Oui, comme le corrobore l'un de ces bailleurs sociaux, la témérité, la naïveté ou plus probablement l'erreur d'Hervé Legros est de croire que la France est l'Amérique de Donald Trump, qui glorifie sans limite les manifestations de réussite financière.
"Idiotie"
Et un spectre rôde. Celui de se "brûler les ailes". Car, comme le résume l'un des plus puissants bailleurs sociaux de Rhône-Alpes qui incrimine "l'honnêteté" d'un homme que "plus jamais" il ne fera travailler, plus dure sera la chute si un jour elle survient. Certes, si l'ancien numéro 2 de Norbert Dentressangle "dit vrai", "l'humilité (sic), la rigueur, la force de travail, la curiosité, l'écoute, l'envie d'apprendre" que son "poulain" a en commun avec les autodidactes, mais aussi le fait qu'il "joue sa fierté, son image et sa reconnaissance dans chaque immeuble bâti", le protègent de dérapages rédhibitoires. "Surtout si par ailleurs il réussit" le défi organisationnel et managérial lui aussi consubstantiel de sa caractéristique entrepreneuriale et clé dans l'accomplissement des nouveaux seuils de développement : "déléguer", mais aussi diriger - c'est-à-dire imposer son leadership tout en faisant place à leurs compétences - des collaborateurs aux pedigrees professionnels de plus en plus élevés.
Certes pour l'heure, et quand bien même il brandit un "joker" à l'évocation d'une diversification "personnelle, indépendante d'Alila" vers le logement libre, sa concentration dans l'activité "sociale" et dans un modèle selon même ses concurrents "tellement intelligent" demeure une garantie de cohérence. "Il sait qu'Air France ne saura jamais "faire" de l'Easyjet, et vice-versa", corrobore Jean-Claude Michel. Certes. Mais comme le rappelle la directrice des études d'un cabinet spécialisé dans l'immobilier, la performance du système repose sur l'efficacité, subtile, du trio que forment l'opérateur, le maire et le bailleur social. Un grain de sable, et c'est toute la machine qui tousse puis peut contaminer cet exigu microcosme.

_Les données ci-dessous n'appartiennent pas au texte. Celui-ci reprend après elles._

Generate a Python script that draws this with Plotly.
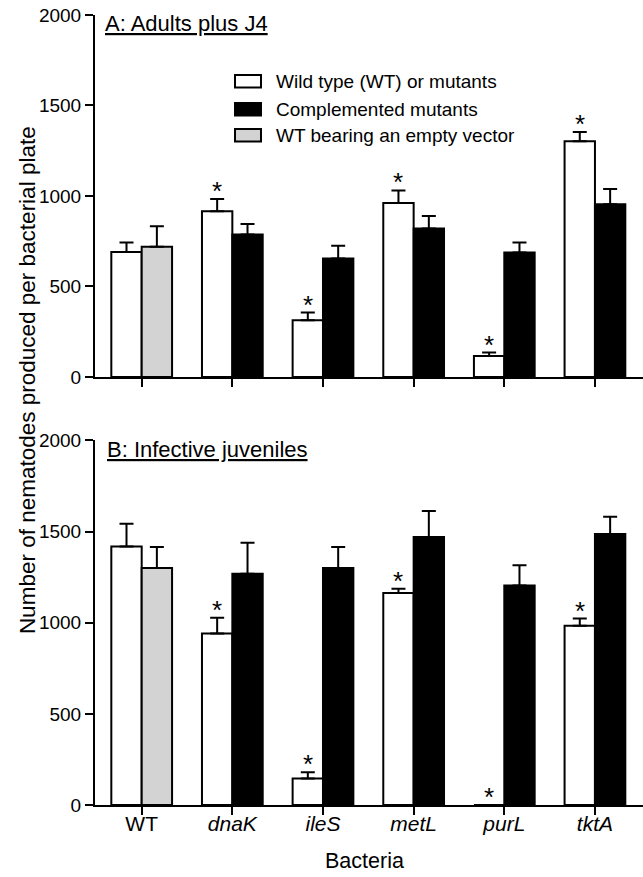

"Une plaquette aussi luxueuse, un affichage personnel aussi grossier sur l'ensemble des photos, un tel cadeau accompagnant le fascicule - un chocolat à l'effigie de l'entreprise - me choquent : comment peut-on aguicher de manière aussi opulente lorsqu'on "œuvre" dans le domaine du logement social ?"
Cette réaction de l'édile d'une commune cossue de l'agglomération lyonnaise à la réception des vœux 2017 de Hervé Legros l'atteste, le comportement ostentatoire, provocateur et "agressif" d'Hervé Legros pourrait dépasser le simple stade de "l'idiotie" dont nombre d'observateurs l'affublent. Et notamment liguer compétiteurs, bailleurs sociaux, acteurs publics, élus et législateurs dans un "Tous contre Alila."